When home consoles first entered the gaming market, their appeal was clear: “An arcade in your living room.” The pitch was simple and compelling, but the reality often fell short. Early consoles couldn’t match the sheer sensory power of arcade machines—nor could they replicate the communal buzz of playing games shoulder-to-shoulder with friends in a neon-lit arcade.
Still, the promise was there, and for a time, consoles relied on mimicking what had come before. Titles like Pac-Man and Donkey Kong were arcade staples, and bringing them into the home was a natural starting point. But these early efforts often felt hollow. The hardware was weaker, the visuals were simplified, and the games weren’t designed to sustain long periods of play on a couch. The home console was, in its infancy, a skeuomorphic imitation of the arcade, a new medium trying to justify itself by recreating the old.
And yet, even in those early years, there were glimmers of something more.
The Turning Point
The breakthrough didn’t come from more faithful arcade ports or better graphics. It came when developers started asking a simple question: What can consoles do that arcades can’t?
The answer wasn’t obvious at first. The limitations of early consoles—rudimentary graphics, slower processors, and no coin slots to monetize a player’s every failure—seemed more like obstacles than opportunities. But those constraints forced creativity.
Take Adventure on the Atari 2600. It didn’t look like much, with its blocky graphics and abstract shapes. But it offered something profound: exploration. Instead of trying to capture the fast-paced intensity of an arcade game, Adventure gave players a world to discover at their own pace. It was messy and imperfect, but it hinted at the possibilities of the medium.
Then came The Legend of Zelda, a game that revolutionized how people thought about home consoles. It wasn’t just that the game was expansive; it was that it invited players to return to it, day after day, to continue their journey. With the advent of save systems, players could leave behind the "one-and-done" mentality of arcades and embrace something new: persistence. Console gaming didn’t have to be about chasing high scores. It could be about building something, discovering something, and growing alongside the game.

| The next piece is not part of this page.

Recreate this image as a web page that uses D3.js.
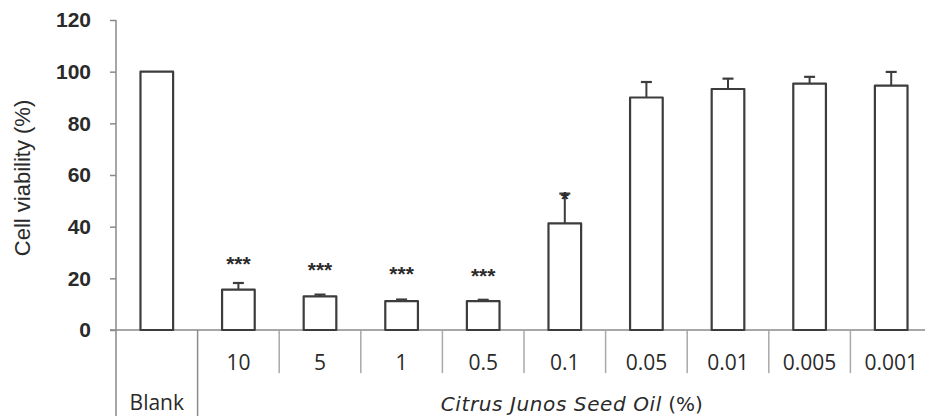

Other games followed, leaning into what made consoles unique. Super Mario Bros. introduced levels that felt like living, breathing worlds. Final Fantasy brought sweeping narratives and character progression that unfolded over dozens of hours. These were experiences no arcade could replicate—not because consoles had finally caught up, but because consoles had found their voice.
Embracing the Unique Affordances of a Medium
This story has played out in other mediums, too. Early films often resembled stage plays, with static cameras capturing the action as if the audience were seated in a theater. It wasn’t until filmmakers embraced the unique affordances of cinema—camera movement, editing, visual effects—that the medium began to truly evolve. The same can be said for early mobile apps, which mimicked desktop interfaces before designers began to understand the power of touchscreens and mobility.
In each case, the turning point came when creators stopped looking backward and started looking inward. Instead of asking how to recreate the old, they asked how to embrace the new—its constraints, its possibilities, and its unique way of engaging people.
What This Means for Onchain Gaming
There’s a lesson here for anyone working with a new medium, and it’s one that onchain gaming is just beginning to learn. Like early consoles, many onchain games are still imitating what came before—adding blockchain elements to traditional game structures without fully embracing what makes the blockchain unique.
But as with consoles, the real breakthrough won’t come from copying the past. It will come when developers start to ask: What can onchain games do that traditional games can’t?
The answer to that question isn’t fully clear yet, and that’s what makes this moment so exciting. Just as early console developers leaned into persistence, exploration, and player ownership, onchain games will find their breakthroughs by embracing the blockchain’s unique affordances—and maybe even its constraints.
History shows us that every medium needs time to find its voice. Onchain gaming is still in its early days, but the potential is there. The question now is whether we’ll have the patience—and the creativity—to let it grow into something truly its own.